#### AVAILABLE DATA
-- -- --

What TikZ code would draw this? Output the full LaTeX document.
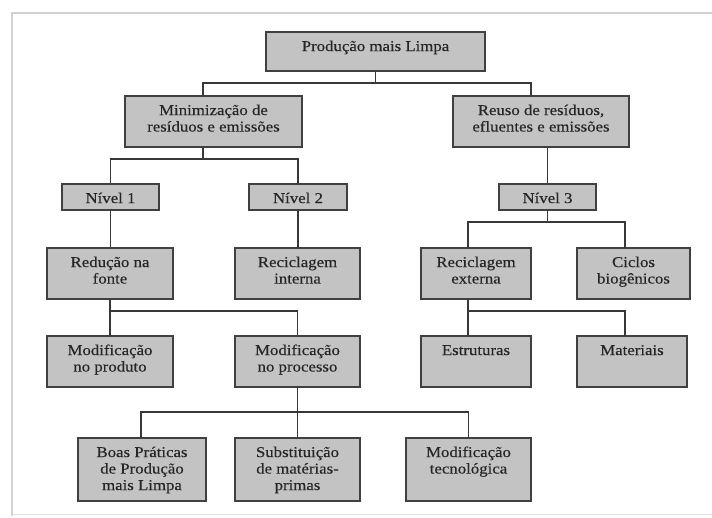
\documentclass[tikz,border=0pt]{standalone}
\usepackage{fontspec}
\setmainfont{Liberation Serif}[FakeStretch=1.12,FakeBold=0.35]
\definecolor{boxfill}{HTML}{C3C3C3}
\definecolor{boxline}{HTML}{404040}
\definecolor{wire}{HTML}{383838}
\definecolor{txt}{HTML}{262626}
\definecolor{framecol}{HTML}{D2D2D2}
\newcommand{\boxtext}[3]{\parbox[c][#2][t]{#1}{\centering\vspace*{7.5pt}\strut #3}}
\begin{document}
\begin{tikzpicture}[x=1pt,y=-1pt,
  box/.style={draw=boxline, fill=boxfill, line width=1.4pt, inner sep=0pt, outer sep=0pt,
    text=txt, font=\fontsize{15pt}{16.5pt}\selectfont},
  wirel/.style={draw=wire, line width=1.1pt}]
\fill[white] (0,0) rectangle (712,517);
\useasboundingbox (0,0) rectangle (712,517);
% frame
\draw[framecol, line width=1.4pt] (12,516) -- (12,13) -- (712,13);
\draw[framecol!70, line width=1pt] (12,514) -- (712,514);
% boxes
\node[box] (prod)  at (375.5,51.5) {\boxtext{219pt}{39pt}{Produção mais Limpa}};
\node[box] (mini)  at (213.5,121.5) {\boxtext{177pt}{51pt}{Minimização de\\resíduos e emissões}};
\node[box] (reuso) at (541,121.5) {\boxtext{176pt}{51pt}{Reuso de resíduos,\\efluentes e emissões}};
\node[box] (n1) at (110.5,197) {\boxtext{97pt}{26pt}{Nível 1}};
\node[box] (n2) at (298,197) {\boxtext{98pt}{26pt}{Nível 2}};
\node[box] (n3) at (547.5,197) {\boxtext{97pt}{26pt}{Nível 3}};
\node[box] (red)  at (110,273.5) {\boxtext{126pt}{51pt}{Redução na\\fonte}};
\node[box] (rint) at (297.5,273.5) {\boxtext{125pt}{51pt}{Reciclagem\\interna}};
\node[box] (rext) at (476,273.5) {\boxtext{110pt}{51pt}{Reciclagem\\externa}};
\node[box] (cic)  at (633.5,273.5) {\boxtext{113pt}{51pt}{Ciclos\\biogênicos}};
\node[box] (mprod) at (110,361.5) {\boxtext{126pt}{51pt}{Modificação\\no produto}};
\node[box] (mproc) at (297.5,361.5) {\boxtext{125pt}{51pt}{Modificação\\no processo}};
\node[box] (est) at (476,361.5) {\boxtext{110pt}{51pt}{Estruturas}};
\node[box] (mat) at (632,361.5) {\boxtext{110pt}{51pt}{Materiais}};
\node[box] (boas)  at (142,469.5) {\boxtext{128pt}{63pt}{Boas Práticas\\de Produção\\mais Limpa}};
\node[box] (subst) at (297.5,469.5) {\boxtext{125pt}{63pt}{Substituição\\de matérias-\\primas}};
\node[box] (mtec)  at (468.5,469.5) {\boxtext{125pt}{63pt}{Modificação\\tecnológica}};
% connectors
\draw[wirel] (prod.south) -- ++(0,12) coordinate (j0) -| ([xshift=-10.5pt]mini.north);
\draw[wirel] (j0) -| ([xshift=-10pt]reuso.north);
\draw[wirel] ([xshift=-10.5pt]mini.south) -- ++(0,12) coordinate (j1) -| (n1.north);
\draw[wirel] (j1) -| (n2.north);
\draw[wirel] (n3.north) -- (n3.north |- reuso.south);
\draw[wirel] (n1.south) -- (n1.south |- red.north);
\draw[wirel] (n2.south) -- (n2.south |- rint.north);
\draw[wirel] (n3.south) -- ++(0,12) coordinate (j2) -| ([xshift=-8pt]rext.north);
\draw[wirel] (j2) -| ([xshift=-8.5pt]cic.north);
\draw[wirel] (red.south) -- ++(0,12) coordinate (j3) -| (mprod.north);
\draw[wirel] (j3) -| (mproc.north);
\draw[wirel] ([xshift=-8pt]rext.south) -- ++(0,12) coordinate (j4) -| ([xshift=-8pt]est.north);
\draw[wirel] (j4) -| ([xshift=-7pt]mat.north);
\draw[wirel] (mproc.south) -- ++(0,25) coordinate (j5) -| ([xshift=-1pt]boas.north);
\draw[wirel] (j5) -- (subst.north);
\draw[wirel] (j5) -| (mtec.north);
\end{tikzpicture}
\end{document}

-- -- --

#### EXERCISE
Using the material above, return every line exactly as it appears, minus the pictures.

#### WRITTEN SOLUTION
What TikZ code would draw this? Output the full LaTeX document.
\documentclass[tikz,border=0pt]{standalone}
\usepackage{fontspec}
\setmainfont{Liberation Serif}[FakeStretch=1.12,FakeBold=0.35]
\definecolor{boxfill}{HTML}{C3C3C3}
\definecolor{boxline}{HTML}{404040}
\definecolor{wire}{HTML}{383838}
\definecolor{txt}{HTML}{262626}
\definecolor{framecol}{HTML}{D2D2D2}
\newcommand{\boxtext}[3]{\parbox[c][#2][t]{#1}{\centering\vspace*{7.5pt}\strut #3}}
\begin{document}
\begin{tikzpicture}[x=1pt,y=-1pt,
  box/.style={draw=boxline, fill=boxfill, line width=1.4pt, inner sep=0pt, outer sep=0pt,
    text=txt, font=\fontsize{15pt}{16.5pt}\selectfont},
  wirel/.style={draw=wire, line width=1.1pt}]
\fill[white] (0,0) rectangle (712,517);
\useasboundingbox (0,0) rectangle (712,517);
% frame
\draw[framecol, line width=1.4pt] (12,516) -- (12,13) -- (712,13);
\draw[framecol!70, line width=1pt] (12,514) -- (712,514);
% boxes
\node[box] (prod)  at (375.5,51.5) {\boxtext{219pt}{39pt}{Produção mais Limpa}};
\node[box] (mini)  at (213.5,121.5) {\boxtext{177pt}{51pt}{Minimização de\\resíduos e emissões}};
\node[box] (reuso) at (541,121.5) {\boxtext{176pt}{51pt}{Reuso de resíduos,\\efluentes e emissões}};
\node[box] (n1) at (110.5,197) {\boxtext{97pt}{26pt}{Nível 1}};
\node[box] (n2) at (298,197) {\boxtext{98pt}{26pt}{Nível 2}};
\node[box] (n3) at (547.5,197) {\boxtext{97pt}{26pt}{Nível 3}};
\node[box] (red)  at (110,273.5) {\boxtext{126pt}{51pt}{Redução na\\fonte}};
\node[box] (rint) at (297.5,273.5) {\boxtext{125pt}{51pt}{Reciclagem\\interna}};
\node[box] (rext) at (476,273.5) {\boxtext{110pt}{51pt}{Reciclagem\\externa}};
\node[box] (cic)  at (633.5,273.5) {\boxtext{113pt}{51pt}{Ciclos\\biogênicos}};
\node[box] (mprod) at (110,361.5) {\boxtext{126pt}{51pt}{Modificação\\no produto}};
\node[box] (mproc) at (297.5,361.5) {\boxtext{125pt}{51pt}{Modificação\\no processo}};
\node[box] (est) at (476,361.5) {\boxtext{110pt}{51pt}{Estruturas}};
\node[box] (mat) at (632,361.5) {\boxtext{110pt}{51pt}{Materiais}};
\node[box] (boas)  at (142,469.5) {\boxtext{128pt}{63pt}{Boas Práticas\\de Produção\\mais Limpa}};
\node[box] (subst) at (297.5,469.5) {\boxtext{125pt}{63pt}{Substituição\\de matérias-\\primas}};
\node[box] (mtec)  at (468.5,469.5) {\boxtext{125pt}{63pt}{Modificação\\tecnológica}};
% connectors
\draw[wirel] (prod.south) -- ++(0,12) coordinate (j0) -| ([xshift=-10.5pt]mini.north);
\draw[wirel] (j0) -| ([xshift=-10pt]reuso.north);
\draw[wirel] ([xshift=-10.5pt]mini.south) -- ++(0,12) coordinate (j1) -| (n1.north);
\draw[wirel] (j1) -| (n2.north);
\draw[wirel] (n3.north) -- (n3.north |- reuso.south);
\draw[wirel] (n1.south) -- (n1.south |- red.north);
\draw[wirel] (n2.south) -- (n2.south |- rint.north);
\draw[wirel] (n3.south) -- ++(0,12) coordinate (j2) -| ([xshift=-8pt]rext.north);
\draw[wirel] (j2) -| ([xshift=-8.5pt]cic.north);
\draw[wirel] (red.south) -- ++(0,12) coordinate (j3) -| (mprod.north);
\draw[wirel] (j3) -| (mproc.north);
\draw[wirel] ([xshift=-8pt]rext.south) -- ++(0,12) coordinate (j4) -| ([xshift=-8pt]est.north);
\draw[wirel] (j4) -| ([xshift=-7pt]mat.north);
\draw[wirel] (mproc.south) -- ++(0,25) coordinate (j5) -| ([xshift=-1pt]boas.north);
\draw[wirel] (j5) -- (subst.north);
\draw[wirel] (j5) -| (mtec.north);
\end{tikzpicture}
\end{document}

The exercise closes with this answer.